Lesen mit Nebenwirkung

von Jutta Siefarth in DiE IDEEN, Gedanken

Was macht ein Buch mit mir? Und was mache ich mit dem Buch?

"Bücher kommen uns sehr nah (...), viel näher als Bilder oder Filme. Sie kriechen in unsere Köpfe, verändern unsere Gedanken, wecken Bilder, erzeugen Phantasien. Das ist das Schöne an ihnen, aber eigentlich ist es eine Zumutung. Und wenn dann ein Autor nicht ehrlich ist, mit Tricks arbeitet oder uns Bilder aufzwingt, die wir nicht in unserem Kopf haben wollen, dann ist es, als würde er uns gegen unseren Willen am Gehirn operieren.
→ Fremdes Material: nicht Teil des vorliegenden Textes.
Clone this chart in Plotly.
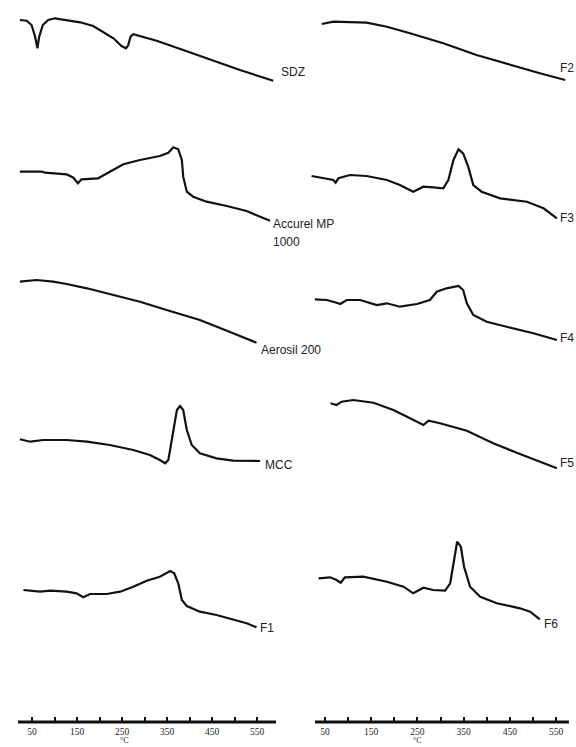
import plotly.graph_objects as go

# ---------------- data (temperature in degC, heat-flow signal in arbitrary units, up = exo) -------------
sdz_T = [23, 38, 49, 57, 62, 66, 74, 86, 101, 127, 157, 186, 208, 231, 249, 259, 264, 269, 275, 290, 327, 386, 460, 512, 586]
sdz_S = [0, -0.7, -5, -16.7, -28.3, -16.7, -5, 0, 1.7, 0, -2.3, -6, -11.7, -18.3, -26, -28.3, -25, -16.7, -14.3, -16, -20.7, -30, -41.7, -50, -60.7]

acc_T = [23, 72, 79, 127, 142, 152, 160, 197, 223, 253, 290, 334, 353, 364, 375, 383, 386, 394, 408, 438, 483, 527, 557, 579]
acc_S = [0, 0, -1, -2.6, -6, -11.6, -7.6, -6.6, 0, 7.4, 11.7, 15.7, 19, 24.4, 22.4, 11.7, -5, -20, -25, -30, -34.3, -39.3, -45, -49]

aer_T = [23, 60, 97, 127, 172, 223, 290, 349, 423, 497, 549]
aer_S = [0, 1.7, 0, -2.3, -6.6, -12.3, -20, -28.3, -38.3, -51.6, -61]

mcc_T = [23, 46, 75, 127, 172, 223, 275, 312, 334, 346, 353, 364, 372, 379, 386, 394, 405, 423, 460, 497, 557]
mcc_S = [0, -2.4, -0.7, -0.7, -2.4, -5.7, -10.7, -15.7, -20.7, -24, -20.7, 6, 29.3, 33.3, 29.3, 9.3, -5.7, -14, -19, -21.4, -21.7]

f1_T = [31, 68, 90, 127, 149, 164, 179, 216, 246, 275, 305, 334, 357, 366, 375, 383, 394, 423, 460, 497, 527, 549]
f1_S = [0, -1.7, -0.7, -1.7, -3.3, -7.3, -4, -4, -1.7, 3.3, 9.3, 13.3, 19, 16.7, 6.7, -10, -16, -21.7, -25, -29.3, -33.3, -37.3]

f2_T = [43, 68, 140, 184, 234, 306, 378, 450, 515, 570]
f2_S = [0, 2.3, 1.3, -2.7, -9.3, -19.3, -31, -41, -49.3, -56]

f3_T = [21, 54, 68, 73, 79, 104, 140, 184, 212, 241, 263, 284, 306, 317, 328, 339, 349, 360, 371, 389, 429, 487, 523, 552]
f3_S = [0, -2.3, -4, -6.7, -2.3, 1, 0, -4, -9, -15.7, -10.7, -11.3, -12.3, -4, 16, 26.7, 22.7, 9.3, -9, -15.7, -22.3, -25.7, -32.3, -42.3]

f4_T = [28, 54, 75, 83, 97, 126, 162, 184, 212, 249, 277, 292, 313, 339, 349, 357, 371, 400, 443, 501, 552]
f4_S = [0, -0.7, -3.4, -4.7, -0.7, -0.7, -5.7, -4, -7.4, -4.7, -0.7, 7.6, 11, 13.3, 9.3, -4, -15.7, -22.4, -27.4, -34, -40.7]

f5_T = [62, 75, 86, 111, 155, 198, 234, 263, 274, 299, 357, 414, 472, 523, 552]
f5_S = [0, -1.7, 1.6, 3.3, 0.6, -6.7, -15, -21.7, -17.4, -20, -27.4, -40, -50.7, -59.4, -65]

f6_T = [36, 61, 75, 84, 93, 133, 184, 220, 241, 263, 284, 310, 321, 329, 336, 344, 351, 364, 386, 422, 472, 494, 515]
f6_S = [0, 1, -1.7, -4.4, 1, 1.6, -3.4, -8.4, -15, -9.4, -11.7, -12.4, -5, 18.3, 36.6, 31.6, 11.6, -8.4, -18.4, -25, -30, -33.4, -41]

names = ["SDZ", "Accurel MP 1000", "Aerosil 200", "MCC", "F1", "F2", "F3", "F4", "F5", "F6"]

tick_vals = [50, 100, 150, 200, 250, 300, 350, 400, 450, 500, 550]
tick_text = ["50", "", "150", "", "250", "", "350", "", "450", "", "550"]

# ---------------- layout / stacking config ----------------
W, H = 576, 747
curves = [
    # (T, S, axis, vertical offset)
    (sdz_T, sdz_S, "x", 727),
    (acc_T, acc_S, "x", 575.3),
    (aer_T, aer_S, "x", 465.3),
    (mcc_T, mcc_S, "x", 307.7),
    (f1_T, f1_S, "x", 157),
    (f2_T, f2_S, "x2", 723),
    (f3_T, f3_S, "x2", 571),
    (f4_T, f4_S, "x2", 447.7),
    (f5_T, f5_S, "x2", 343.7),
    (f6_T, f6_S, "x2", 168.7),
]
labels = [
    ("SDZ", "x", 599, 675),
    ("Accurel MP", "x", 581, 523),
    ("1000", "x", 581, 505),
    ("Aerosil 200", "x", 554, 397),
    ("MCC", "x", 563, 282),
    ("F1", "x", 552, 119),
    ("F2", "x2", 554, 679),
    ("F3", "x2", 554, 529),
    ("F4", "x2", 554, 409),
    ("F5", "x2", 554, 284),
    ("F6", "x2", 520, 123),
]

fig = go.Figure()
for (T, S, xa, off), nm in zip(curves, names):
    fig.add_trace(go.Scatter(
        x=T, y=[off + s for s in S], xaxis=xa, yaxis="y", mode="lines", name=nm,
        line=dict(color="#111111", width=2.2),
        showlegend=False, hoverinfo="skip"))

axis_pos = 25 / H
common_x = dict(anchor="free", position=axis_pos, side="bottom", showgrid=False, zeroline=False,
                showline=False, ticks="inside", ticklen=5, tickwidth=2, tickcolor="#111111",
                tickmode="array", tickvals=tick_vals, ticktext=tick_text, ticklabelstandoff=2,
                tickfont=dict(family="Liberation Serif", size=9.5, color="#222222"))
fig.update_layout(
    width=W, height=H,
    margin=dict(l=0, r=0, t=0, b=0),
    paper_bgcolor="white", plot_bgcolor="white",
    xaxis=dict(domain=[0, 0.5], range=[-21.1, 618.9], **common_x),
    xaxis2=dict(domain=[0.5, 1], range=[-30.1, 593.3], **common_x),
    yaxis=dict(domain=[0, 1], range=[0, H], visible=False),
)

# axis baselines
for xa, x0, x1 in [("x", 18.9, 592.2), ("x2", 28.4, 578)]:
    fig.add_shape(type="line", xref=xa, yref="paper", x0=x0, x1=x1, y0=axis_pos, y1=axis_pos,
                  line=dict(color="#111111", width=3))

for txt, xa, xv, yv in labels:
    fig.add_annotation(text=txt, xref=xa, yref="y", x=xv, y=yv, xanchor="left", yanchor="middle",
                       showarrow=False, font=dict(family="Liberation Sans", size=12, color="#222222"))

for xa, xv in [("x", 256), ("x2", 251)]:
    fig.add_annotation(text="°C", xref=xa, yref="paper", x=xv, y=0, xanchor="center", yanchor="bottom",
                       showarrow=False, font=dict(family="Liberation Serif", size=8, color="#222222"))

fig.write_html("out.html")
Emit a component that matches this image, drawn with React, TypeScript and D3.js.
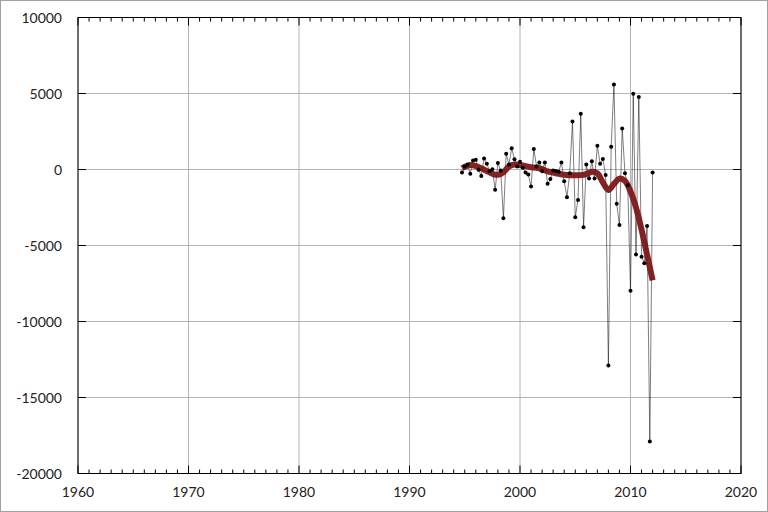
import React from "react";
import * as d3 from "d3";

const startYear = 1994.75;
const step = 0.25;
const values = [
  -190, 200, 330, -280, 590, 640, -20, -420, 730, 380,
  -110, 20, -1340, 420, -60, -3200, 1030, 330, 1390, 680,
  200, 510, 110, -190, -330, -1120, 1350, 200, 460, -110,
  460, -940, -630, -60, -100, -150, 460, -770, -1820, -240,
  3150, -3140, -2000, 3670, -3800, 330, -590, 550, -590, 1560,
  380, 690, -370, -12900, 1500, 5600, -2260, -3650, 2700, -240,
  -1030, -7980, 4990, -5600, 4770, -5740, -6170, -3710, -17900, -200,
];

const smoothYears = [
  1994.75, 1995, 1995.5, 1996, 1996.5, 1997, 1997.5, 1998, 1998.5, 1999,
  1999.5, 2000, 2000.5, 2001, 2001.5, 2002, 2002.5, 2003, 2003.5, 2004,
  2004.5, 2005, 2005.5, 2006, 2006.5, 2007, 2007.5, 2008, 2008.5, 2009,
  2009.5, 2010, 2010.5, 2011, 2011.5, 2012,
];
const smoothValues = [
  90, 180, 300, 230, 80, -100, -280, -350, -180, 200,
  330, 300, 220, 150, 120, 20, -120, -200, -280, -350,
  -380, -380, -370, -300, -150, -250, -850, -1350, -950, -600,
  -750, -1450, -2500, -3950, -5600, -7300,
];

const xTicks = [1960, 1970, 1980, 1990, 2000, 2010, 2020];
const yTicks = [-20000, -15000, -10000, -5000, 0, 5000, 10000];

const W = 768;
const H = 512;
const L = 78;
const R = 741;
const T = 17.5;
const B = 473.5;

export default function App() {
  const x = d3.scaleLinear().domain([1960, 2020]).range([L, R]);
  const y = d3.scaleLinear().domain([-20000, 10000]).range([B, T]);

  const pts = values.map((v, i) => ({ t: startYear + i * step, v }));
  const dataLine = d3
    .line<{ t: number; v: number }>()
    .x((d) => x(d.t))
    .y((d) => y(d.v))(pts) as string;

  const smooth = smoothYears.map((t, i) => ({ t, v: smoothValues[i] }));
  const smoothLine = d3
    .line<{ t: number; v: number }>()
    .x((d) => x(d.t))
    .y((d) => y(d.v))
    .curve(d3.curveCatmullRom)(smooth) as string;

  const minorX = d3.range(1961, 2020, 1).filter((v) => v % 10 !== 0);

  return (
    <div style={{ position: "fixed", left: 0, top: 0 }}>
      <svg width={W} height={H} style={{ display: "block" }}>
        <rect x={0} y={0} width={W} height={H} fill="#fff" />
        <rect x={0.5} y={0.5} width={W - 1} height={H - 1} fill="none" stroke="#a0a0a0" />
        {/* grid */}
        {xTicks.map((t) => (
          <line key={"gx" + t} x1={x(t)} x2={x(t)} y1={T} y2={B} stroke="#b4b4b4" strokeWidth={1} />
        ))}
        {yTicks.map((t) => (
          <line key={"gy" + t} x1={L} x2={R} y1={y(t)} y2={y(t)} stroke="#b4b4b4" strokeWidth={1} />
        ))}
        {/* minor ticks */}
        {minorX.map((t) => (
          <g key={"mx" + t}>
            <line x1={x(t)} x2={x(t)} y1={B} y2={B - 4} stroke="#000" strokeWidth={1} />
            <line x1={x(t)} x2={x(t)} y1={T} y2={T + 4} stroke="#000" strokeWidth={1} />
          </g>
        ))}
        {xTicks.map((t) => (
          <g key={"tx" + t}>
            <line x1={x(t)} x2={x(t)} y1={B} y2={B - 8} stroke="#000" strokeWidth={1} />
            <line x1={x(t)} x2={x(t)} y1={T} y2={T + 8} stroke="#000" strokeWidth={1} />
          </g>
        ))}
        {yTicks.map((t) => (
          <g key={"ty" + t}>
            <line x1={L} x2={L + 8} y1={y(t)} y2={y(t)} stroke="#000" strokeWidth={1} />
            <line x1={R} x2={R - 8} y1={y(t)} y2={y(t)} stroke="#000" strokeWidth={1} />
          </g>
        ))}
        {/* data */}
        <path d={dataLine} fill="none" stroke="#000" strokeWidth={0.6} strokeOpacity={0.85} />
        <path d={smoothLine} fill="none" stroke="#7d1717" strokeWidth={6} strokeOpacity={0.95} />
        {pts.map((d, i) => (
          <circle key={"p" + i} cx={x(d.t)} cy={y(d.v)} r={2} fill="#000" />
        ))}
        {/* frame */}
        <rect x={L} y={T} width={R - L} height={B - T} fill="none" stroke="#000" strokeWidth={1} />
        {/* labels */}
        {xTicks.map((t) => (
          <text key={"lx" + t} x={x(t)} y={497} textAnchor="middle" fontFamily="Lato" fontSize={14} fill="#222">
            {t}
          </text>
        ))}
        {yTicks.map((t) => (
          <text key={"ly" + t} x={62} y={y(t) + 5} textAnchor="end" fontFamily="Lato" fontSize={14} fill="#222">
            {t}
          </text>
        ))}
      </svg>
    </div>
  );
}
Ein Kunstwerk, das Ihnen nicht passt, ignorieren Sie einfach, aber ein Buch, das Sie einmal gelesen haben, werden Sie nicht mehr los."

Das schreibt Peter Stamm in seinem neuesten Roman "In einer dunkelblauen Stunde" (S. 123).

Jede und jeder von uns liest ein Buch anders,
auch wenn wir das Identische lesen.

Wohl wahr, dass uns ein Buch verändern kann, aber das ist nur die eine Seite. Denn auch wir Lesende machen ja etwas mit dem Buch: Wir eignen es uns an, setzen die darin entworfenen Bilder in unseren eigenen Bezugsrahmen, in unsere eigene Erfahrungswelt. Jede und jeder von uns liest ein Buch anders, vor dem Hintergrund ihrer oder seiner eigenen Geschichte – auch wenn wir das Identische lesen. Jedem wird etwas anderes wichtig sein, jede sich in einem anderen Detail wiederfinden. Und sich später an dieses Detail erinnern. Interessante Frage: Würde der Autor dieses Detail, vom Leser geschildert, wiedererkennen?

Mit den Fantasien wird es sogar noch persönlicher. Da kann auch der Autor nicht wissen, welche Lawinen er wohl lostritt ... Und doch verweben sich unsere Fantasien mit dem Stoff des Buches, bereichern ihn, hauchen ihm Leben ein – ein Stück unseres Lebens. Deshalb ist das Buch, einmal gelesen, für uns nicht mehr dasselbe, das der Autor geschrieben hat. So, wie der Autor mit seinem Buch unsere Gedanken verändern mag, so verändern wir Lesende mit unseren Erfahrungen den Inhalt des Buchs und machen es zu einem Stück von uns. Im Idealfall ist es also eine enge Symbiose, die sich da während des Lesens entwickelt.

Im Idealfall ist es eine enge Symbiose,
die sich da während des Lesens entwickelt.

In einem stimme ich Peter Stamm (oder vielmehr seiner Romanfigur, der er diese Aussage in den Mund legt) übrigens nicht zu: Genauso, wie ich ein Kunstwerk ignorieren kann, das mir nicht passt, kann ich ein Buch zur Seite legen, das mir nicht gefällt. In beiden Fällen aber bleibt ein Widerhaken in meinem Bewusstsein stecken: Denn es muss ja einen Grund geben, weshalb es mir nicht gefällt. Ganz ohne Nebenwirkungen setzt man sich Kunst und Literatur eben nicht aus.